# Bundle cohomology of a tensor product of line bundles

Consider a complex manifold $X$, and let $V$ be a holomorphic vector bundle on $X$ given by a Whitney sum of $n$ holomorphic line bundles $L_i$, i.e. let $V=\oplus_{i=1}^n L_i$. Further, if it is useful let us assume that this complex manifold has trivial canonical bundle.

The bundle cohomologies of the vector bundle $V$ are given by the sum of the bundle cohomologies of the line bundles $L_i$, so in particular for the cohomology dimensions we have, $$h^i(V,X) = \sum_{i=1}^n h^i(L_i,X) \,.$$ My question is as follows. Consider now the tensor product of line bundles, e.g. $\tilde{L}=L_1 \otimes L_2$. I gather that there is no simple statement analogous to the above for the cohomologies of $\tilde{L}$ in terms of those of $L_1$ and $L_2$. However, is there anything useful that can be said in general in this case, or alternatively are there any special cases for which we can make is a neat statement? There are some similar questions on here, but I wonder if perhaps more can be said in this case of only tensor products of holomorphic line bundles on a complex manifold with trivial canonical bundle.

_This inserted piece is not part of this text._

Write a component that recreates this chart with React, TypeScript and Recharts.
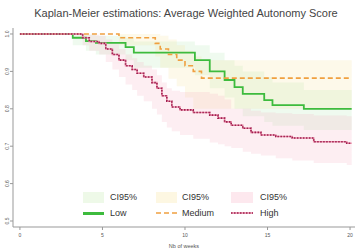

Künneth formula (cf. MathOverflow). Suppose $X = Y \times_k Z$ is the product of two separated schemes over a field $k$, and let $\mathscr{F},\mathscr{G}$ be quasi-coherent sheaves on $Y$ and $Z$, respectively. Then, $$H^m\bigl(X,p_1^{-1}(\mathscr{F}) \otimes_{\mathcal{O}_X} p_2^{-1}(\mathscr{G})\bigr) \cong \bigoplus_{p+q=m} H^p(Y,\mathscr{F}) \otimes_k H^q(Z,\mathscr{G}).$$
The polynomial theorem of Snapper [Kleiman, §1]. Let $\mathscr{F}$ be a coherent sheaf on a complete scheme $X$ defined over an algebraically closed field $k$. Let $s = \dim \operatorname{Supp} \mathscr{F}$. Let $\mathscr{L}_1,\ldots,\mathscr{L}_t$ be $t$ line bundles on $X$. Then, the Euler–Poincaré characteristic $$\chi\bigl(\mathscr{F} \otimes \mathscr{L}_1^{\otimes n_1} \otimes \cdots \otimes \mathscr{L}_t^{\otimes n_t}\bigr) = \sum_{i=0}^{\dim X} (-1)^i \, h^i\bigl(X,\mathscr{F} \otimes \mathscr{L}_1^{\otimes n_1} \otimes \cdots \otimes \mathscr{L}_t^{\otimes n_t}\bigr)$$ is a numerical polynomial in $n_1,\ldots,n_t$ of total degree $s$.
The fact that the Euler–Poincaré characteristic is a polynomial can be useful with additional positivity assumptions on the $\mathscr{L}_i$; see [Kollár–Mori, §3.4; Lazarsfeld, Prop. 9.4.23], for example.